**Information shown**

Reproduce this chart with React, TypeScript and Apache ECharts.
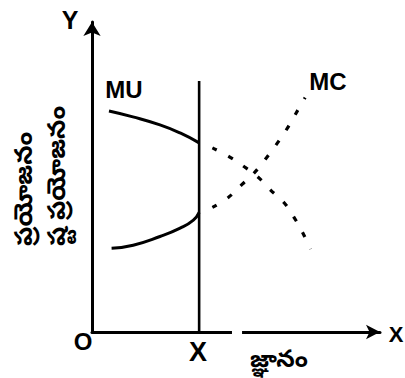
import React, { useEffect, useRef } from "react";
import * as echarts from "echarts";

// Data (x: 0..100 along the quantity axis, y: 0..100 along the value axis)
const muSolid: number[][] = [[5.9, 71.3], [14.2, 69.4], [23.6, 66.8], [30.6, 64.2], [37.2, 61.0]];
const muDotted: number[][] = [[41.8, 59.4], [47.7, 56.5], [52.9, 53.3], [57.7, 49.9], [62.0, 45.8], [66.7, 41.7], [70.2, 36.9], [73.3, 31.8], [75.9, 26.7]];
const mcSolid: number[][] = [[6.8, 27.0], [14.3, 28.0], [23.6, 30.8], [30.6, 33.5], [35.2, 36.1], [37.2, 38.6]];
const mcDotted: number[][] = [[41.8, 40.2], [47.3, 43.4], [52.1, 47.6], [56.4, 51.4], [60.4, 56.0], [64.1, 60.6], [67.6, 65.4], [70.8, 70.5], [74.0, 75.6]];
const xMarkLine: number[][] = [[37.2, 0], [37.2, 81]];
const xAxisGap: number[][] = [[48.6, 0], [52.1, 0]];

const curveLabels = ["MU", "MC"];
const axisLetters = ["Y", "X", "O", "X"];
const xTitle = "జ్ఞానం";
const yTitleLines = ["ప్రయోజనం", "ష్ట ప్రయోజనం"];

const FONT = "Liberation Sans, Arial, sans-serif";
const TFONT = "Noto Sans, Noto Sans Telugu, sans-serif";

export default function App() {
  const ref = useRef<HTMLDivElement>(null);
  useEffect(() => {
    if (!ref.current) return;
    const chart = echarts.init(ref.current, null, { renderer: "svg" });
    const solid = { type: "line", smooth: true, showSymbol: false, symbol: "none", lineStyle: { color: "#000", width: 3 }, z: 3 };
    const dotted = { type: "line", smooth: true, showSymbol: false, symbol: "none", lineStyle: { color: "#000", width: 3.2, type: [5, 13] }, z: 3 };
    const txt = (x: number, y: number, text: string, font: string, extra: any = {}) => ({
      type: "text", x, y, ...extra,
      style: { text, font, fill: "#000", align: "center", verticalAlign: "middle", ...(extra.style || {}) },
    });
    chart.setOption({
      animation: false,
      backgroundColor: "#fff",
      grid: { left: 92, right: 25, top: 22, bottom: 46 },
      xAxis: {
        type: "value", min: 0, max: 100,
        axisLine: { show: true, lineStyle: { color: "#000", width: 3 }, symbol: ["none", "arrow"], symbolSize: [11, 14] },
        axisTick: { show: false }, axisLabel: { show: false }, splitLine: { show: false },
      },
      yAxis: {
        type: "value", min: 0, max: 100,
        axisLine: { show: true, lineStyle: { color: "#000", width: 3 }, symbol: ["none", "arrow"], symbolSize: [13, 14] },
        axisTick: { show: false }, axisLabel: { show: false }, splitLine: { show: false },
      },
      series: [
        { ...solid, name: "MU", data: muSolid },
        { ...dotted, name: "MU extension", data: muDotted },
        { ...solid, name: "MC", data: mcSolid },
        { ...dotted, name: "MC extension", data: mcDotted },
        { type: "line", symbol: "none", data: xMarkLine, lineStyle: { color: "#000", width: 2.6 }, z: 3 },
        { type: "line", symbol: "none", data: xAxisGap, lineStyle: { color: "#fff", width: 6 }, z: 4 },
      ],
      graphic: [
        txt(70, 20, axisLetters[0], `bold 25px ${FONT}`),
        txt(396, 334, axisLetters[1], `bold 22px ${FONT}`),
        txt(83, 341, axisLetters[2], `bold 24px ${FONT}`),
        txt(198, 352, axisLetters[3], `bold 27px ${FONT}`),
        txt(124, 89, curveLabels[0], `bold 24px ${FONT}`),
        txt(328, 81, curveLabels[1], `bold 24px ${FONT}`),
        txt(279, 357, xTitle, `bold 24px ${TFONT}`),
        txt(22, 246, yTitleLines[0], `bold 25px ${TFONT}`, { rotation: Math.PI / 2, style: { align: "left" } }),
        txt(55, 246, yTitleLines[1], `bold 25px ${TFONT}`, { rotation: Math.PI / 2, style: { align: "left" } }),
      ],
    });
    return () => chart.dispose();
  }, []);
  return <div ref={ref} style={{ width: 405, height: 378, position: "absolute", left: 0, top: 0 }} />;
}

**Required task**
Exactly restate the lines from the beginning of the data through the line with "import * as", and no others, keeping pictures out.

**Solution for this problem**
Reproduce this chart with React, TypeScript and Apache ECharts.
import React, { useEffect, useRef } from "react";
import * as echarts from "echarts";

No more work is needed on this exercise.